「坂本龍馬」と「巨人の星」と「SKE48」。一見するとまったく無関係に思えるこの三者だが、ある共通のキーワードがある。「前のめり」である。この「前のめり」という言葉、もちろん昔からある日本語だが、ほとんど死語になっていたと思う。しかし、どうも最近、ブームというほどではないが、時代の空気感をまとう「今の言葉」として復活しつつあるように感じる。というわけで今回は、前のめりな時代についてお伝えしたいと思う。
スポ根もの全盛期は
日本全体が「前のめり」時代
僕らオヤジ世代にとって、「前のめり」と聞いてすぐに思い出すのが『巨人の星』ではないだろうか。父・星一徹がまだ子ども時代の息子・星飛雄馬に対して男の生き方を説いて、次のような言葉を投げかける。

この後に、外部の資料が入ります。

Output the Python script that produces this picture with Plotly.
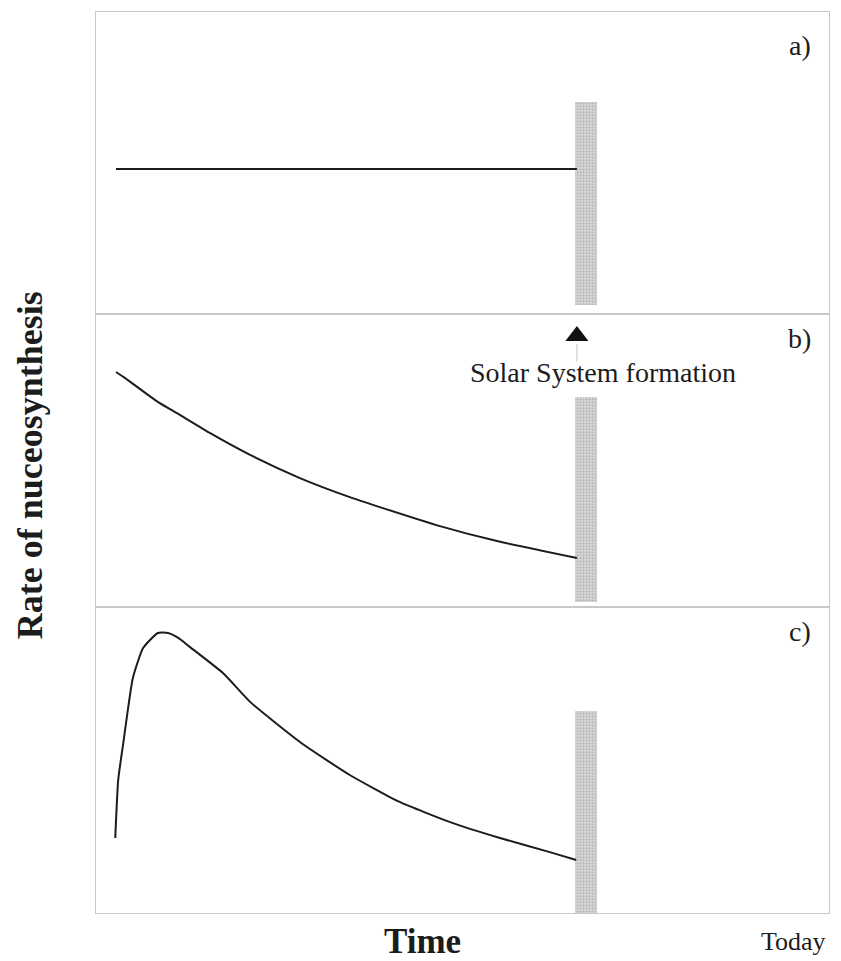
import plotly.graph_objects as go
from plotly.subplots import make_subplots

# ---- data (arbitrary time / rate units) ----
time_a = [0, 62.9]
rate_a = [48.0, 48.0]

time_b = [0, 1.2, 5.7, 8.7, 12.8, 18.3, 25.1, 31.9, 36.0, 44.2, 52.0, 62.9]
rate_b = [80.2, 78.2, 70.0, 65.6, 59.4, 51.9, 44.0, 37.5, 34.1, 27.6, 22.5, 16.7]

time_c = [-0.1, 0.3, 1.0, 2.3, 3.7, 5.7, 7.1, 8.5, 10.1, 14.6, 18.3, 25.1,
          31.9, 38.7, 45.6, 52.4, 59.2, 62.8]
rate_c = [24.5, 43.5, 55.6, 76.8, 86.6, 91.5, 91.5, 89.9, 86.9, 78.4, 69.0,
          55.9, 45.1, 36.3, 29.7, 24.5, 19.9, 17.3]

formation_time = 64.1
formation_width = 3.0
bar_bottom = [3.0, 1.7, 0.0]
bar_top = [70.2, 71.7, 66.0]

panel_labels = ["a)", "b)", "c)"]
marker_time = 62.9
marker_rate = 92.5
stem_rate = [89.8, 83.6]

FONT = "Liberation Serif"
INK = "#1c1c1c"

fig = make_subplots(rows=3, cols=1, shared_xaxes=True, vertical_spacing=0)

curves = [(time_a, rate_a), (time_b, rate_b), (time_c, rate_c)]
for i, (t, r) in enumerate(curves):
    row = i + 1
    fig.add_trace(go.Bar(
        x=[formation_time], y=[bar_top[i] - bar_bottom[i]], base=[bar_bottom[i]],
        width=[formation_width],
        marker=dict(color="#dcdcdc", line=dict(width=0),
                    pattern=dict(shape=".", fgcolor="#8f8f8f", bgcolor="#dcdcdc",
                                 size=3, solidity=0.45)),
        showlegend=False, hoverinfo="skip"), row=row, col=1)
    fig.add_trace(go.Scatter(
        x=t, y=r, mode="lines",
        line=dict(color=INK, width=2, shape="spline", smoothing=0.5),
        showlegend=False), row=row, col=1)

# arrow marking Solar System formation
fig.add_trace(go.Scatter(
    x=[marker_time, marker_time], y=stem_rate, mode="lines",
    line=dict(color="#c8c8c8", width=1), showlegend=False), row=2, col=1)
fig.add_trace(go.Scatter(
    x=[marker_time], y=[marker_rate], mode="markers",
    marker=dict(symbol="triangle-up", size=20, color="#111111"),
    showlegend=False), row=2, col=1)

H = 901.0
doms = [(599 / H, 1.0), (306 / H, 599 / H), (0.0, 306 / H)]
for i in range(3):
    yname = "yaxis" if i == 0 else f"yaxis{i+1}"
    xname = "xaxis" if i == 0 else f"xaxis{i+1}"
    fig.layout[yname].update(domain=list(doms[i]), range=[0, 100], showgrid=False,
                             zeroline=False, showticklabels=False, ticks="",
                             showline=True, mirror=True, linecolor="#c8c8c8", linewidth=1)
    fig.layout[xname].update(range=[-2.73, 97.3], showgrid=False, zeroline=False,
                             showticklabels=False, ticks="", showline=True, mirror=True,
                             linecolor="#c8c8c8", linewidth=1)


def note(text, x, y, size, angle=0):
    return dict(text=text, x=x, y=y, xref="paper", yref="paper", showarrow=False,
                xanchor="center", yanchor="middle", textangle=angle,
                font=dict(family=FONT, size=size, color=INK))


ann = []
label_pos = [(0.960, 0.963), (0.960, 0.638), (0.960, 0.312)]
for lab, (px, py) in zip(panel_labels, label_pos):
    ann.append(note(lab, px, py, 28))
ann.append(note("Solar System formation", 0.692, 0.600, 28))
ann.append(note("<b>Time</b>", 0.446, -0.032, 35))
ann.append(note("Today", 0.951, -0.032, 26))
ann.append(note("<b>Rate of nuceosynthesis</b>", -0.090, 0.497, 36, angle=-90))

fig.update_layout(width=841, height=961, margin=dict(l=96, r=12, t=12, b=48),
                  paper_bgcolor="white", plot_bgcolor="white", annotations=ann,
                  barmode="overlay", bargap=0)

fig.write_html("out.html")
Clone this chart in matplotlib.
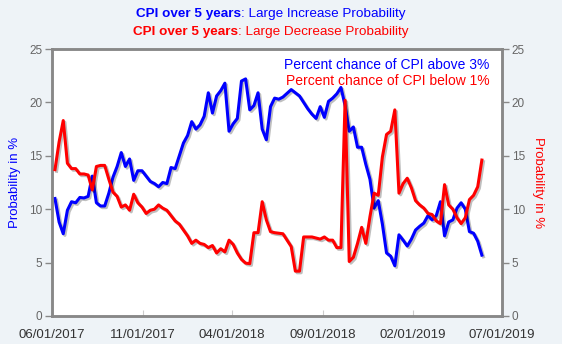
import matplotlib
matplotlib.use("Agg")
import matplotlib.pyplot as plt
import matplotlib.dates as mdates
import matplotlib.patheffects as pe
import pandas as pd

plt.rcParams["font.family"] = ["Liberation Sans", "DejaVu Sans"]

# weekly readings, first week starting 2017-06-06
dates = pd.date_range("2017-06-06", periods=104, freq="7D")

above_3 = [
    11.0, 8.8, 7.7, 9.9, 10.7, 10.6, 11.1, 11.05, 11.2, 13.1,
    10.6, 10.3, 10.3, 11.5, 13.0, 14.0, 15.3, 14.0, 14.7, 12.7,
    13.6, 13.6, 13.1, 12.6, 12.4, 12.1, 12.5, 12.4, 13.9, 13.8,
    15.0, 16.2, 16.9, 18.2, 17.5, 17.9, 18.7, 20.9, 19.0, 20.6,
    21.1, 21.8, 17.3, 18.0, 18.5, 22.0, 22.2, 19.3, 19.7, 20.9,
    17.5, 16.5, 19.6, 20.4, 20.3, 20.5, 20.85, 21.2, 20.9, 20.6,
    20.0, 19.4, 18.9, 18.5, 19.6, 18.6, 20.1, 20.4, 20.8, 21.4,
    19.7, 17.3, 17.7, 15.8, 15.8, 14.2, 12.8, 10.1, 10.8, 8.6,
    5.9, 5.6, 4.7, 7.6, 7.1, 6.55, 7.2, 8.05, 8.4, 8.7,
    9.4, 9.0, 9.4, 10.7, 7.5, 8.8, 9.0, 10.1, 10.6, 10.0,
    7.9, 7.75, 7.0, 5.7,
]

below_1 = [
    13.7, 16.3, 18.3, 14.3, 13.8, 13.8, 13.3, 13.3, 13.2, 11.8,
    14.0, 14.1, 14.1, 12.8, 11.6, 11.2, 10.2, 10.4, 9.9, 11.4,
    10.6, 10.2, 9.6, 9.9, 10.0, 10.4, 10.1, 9.9, 9.4, 8.9,
    8.6, 8.05, 7.5, 6.8, 7.1, 6.8, 6.7, 6.4, 6.6, 5.9,
    6.3, 6.0, 7.1, 6.7, 5.9, 5.3, 4.95, 4.9, 7.8, 7.8,
    10.7, 9.0, 7.9, 7.8, 7.75, 7.7, 7.1, 6.5, 4.2, 4.2,
    7.4, 7.4, 7.4, 7.3, 7.2, 7.4, 7.1, 7.1, 6.4, 6.4,
    20.2, 5.1, 5.5, 6.8, 8.3, 6.8, 9.3, 11.5, 11.3, 14.9,
    17.0, 17.3, 19.3, 11.5, 12.4, 12.9, 12.0, 10.8, 10.4, 10.1,
    9.6, 9.5, 8.9, 8.65, 12.3, 10.4, 10.0, 9.2, 8.65, 9.2,
    10.9, 11.3, 12.1, 14.6,
]

tick_dates = ["2017-06-01", "2017-11-01", "2018-04-01",
              "2018-09-01", "2019-02-01", "2019-07-01"]

bg = "#eef3f7"
frame = "#888888"

fig = plt.figure(figsize=(5.62, 3.44), dpi=100, facecolor=bg)
ax = fig.add_axes([52 / 562, 1 - 316 / 344, 450 / 562, 267 / 344])
ax2 = ax.twinx()

shadow = [pe.SimpleLineShadow(offset=(1.2, -1.2), alpha=0.25, shadow_color="black"),
          pe.Normal()]
ax.plot(dates, above_3, color="#0000ff", lw=2.2, path_effects=shadow, zorder=3)
ax2.plot(dates, below_1, color="#ff0000", lw=2.2, path_effects=shadow, zorder=3)

for a in (ax, ax2):
    a.set_ylim(0, 25)
    a.set_yticks([0, 5, 10, 15, 20, 25])
    a.set_xlim(pd.Timestamp("2017-06-01"), pd.Timestamp("2019-07-01"))
    for s in a.spines.values():
        s.set_color(frame)
        s.set_linewidth(1.8)
    a.tick_params(axis="y", colors=frame, labelcolor="#666666", labelsize=8.5,
                  length=5, width=1, pad=2)

ax.set_facecolor("white")
ax.set_xticks([pd.Timestamp(d) for d in tick_dates])
ax.xaxis.set_major_formatter(mdates.DateFormatter("%m/%d/%Y"))
ax.tick_params(axis="x", direction="in", colors="#cccccc", labelcolor="#333333",
               labelsize=9.5, length=4, pad=9)

ax.set_ylabel("Probability in %", color="#0000ff", fontsize=9.5, labelpad=6)
ax2.set_ylabel("Probability in %", color="#ff0000", fontsize=9.5,
               rotation=270, labelpad=14)

ax.text(0.972, 0.94, "Percent chance of CPI above 3%", color="#0000ff",
        fontsize=10, ha="right", va="center", transform=ax.transAxes)
ax.text(0.972, 0.88, "Percent chance of CPI below 1%", color="#ff0000",
        fontsize=10, ha="right", va="center", transform=ax.transAxes)

# two-part titles: bold prefix + regular suffix, centred together
renderer = fig.canvas.get_renderer()
for y, rest, col in [(1 - 14 / 344, ": Large Increase Probability", "#0000ff"),
                     (1 - 32 / 344, ": Large Decrease Probability", "#ff0000")]:
    t1 = fig.text(0, y, "CPI over 5 years", color=col, fontsize=9.7,
                  fontweight="bold", va="center")
    t2 = fig.text(0, y, rest, color=col, fontsize=9.7, va="center")
    w1 = t1.get_window_extent(renderer).width / 562
    w2 = t2.get_window_extent(renderer).width / 562
    x0 = 271 / 562 - (w1 + w2) / 2
    t1.set_x(x0)
    t2.set_x(x0 + w1)

fig.savefig("out.png", dpi=100, facecolor=bg)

「いつ、死ぬかわからないが、いつも目的のため、坂道を登っていく。死ぬときはたとえドブのなかでも、前のめりに死にたい」
それが男の生き方だというわけだが、星一徹はこれを坂本龍馬の言葉として飛雄馬に伝えている。もっとも、実は坂本龍馬はそんなことは言っていないらしい。司馬遼太郎の『竜馬がゆく』のなかで龍馬の言葉として語られていて、これが『巨人の星』のこのセリフの元ネタという説もネットには出回っているが、そんな記述はないという説もあり、真偽のほどはよくわからない。原典に当たって調べてみようかとも思ったが、なにしろあの膨大な量の大長編だ。時間的に調べきれなかったことをご容赦願いたい。
ただ、この「男ならドブのなかでも前のめりに死ね」と語られるシーンは、『巨人の星』のなかでも特に印象的なシーンであり、当時の男の子、つまり僕ら世代の男子はほぼ全員が『巨人の星』を読んでいたと言っても過言ではないので、この言葉(思想)に影響されたオヤジも多いと思う。史実はどうあれ、このセリフに影響されて龍馬ファンになった男子も多いだろう。
『巨人の星』が連載されていたのは1966年から1971年の間。つまり、日本の高度経済成長期まっただなかの時代で、マンガもスポ根全盛で、これは少年マンガだけでなく、『アタックNo.1』や『エースを狙え!』など少女マンガでもスポ根ものが大人気となった。つまり男女問わず、日本全体が、かなり前のめりな時代だったのだ。
そして、この「前のめり」な時代に子ども時代を過ごした世代が、後のバブル時代に「イケイケ」という価値観を背景とした文化を生み、お立ち台女やオヤジギャルという、かなりの前のめり女子を輩出し、「24時間、闘えますか?」(リゲイン)という前のめり感全開の広告コピーを生み出す。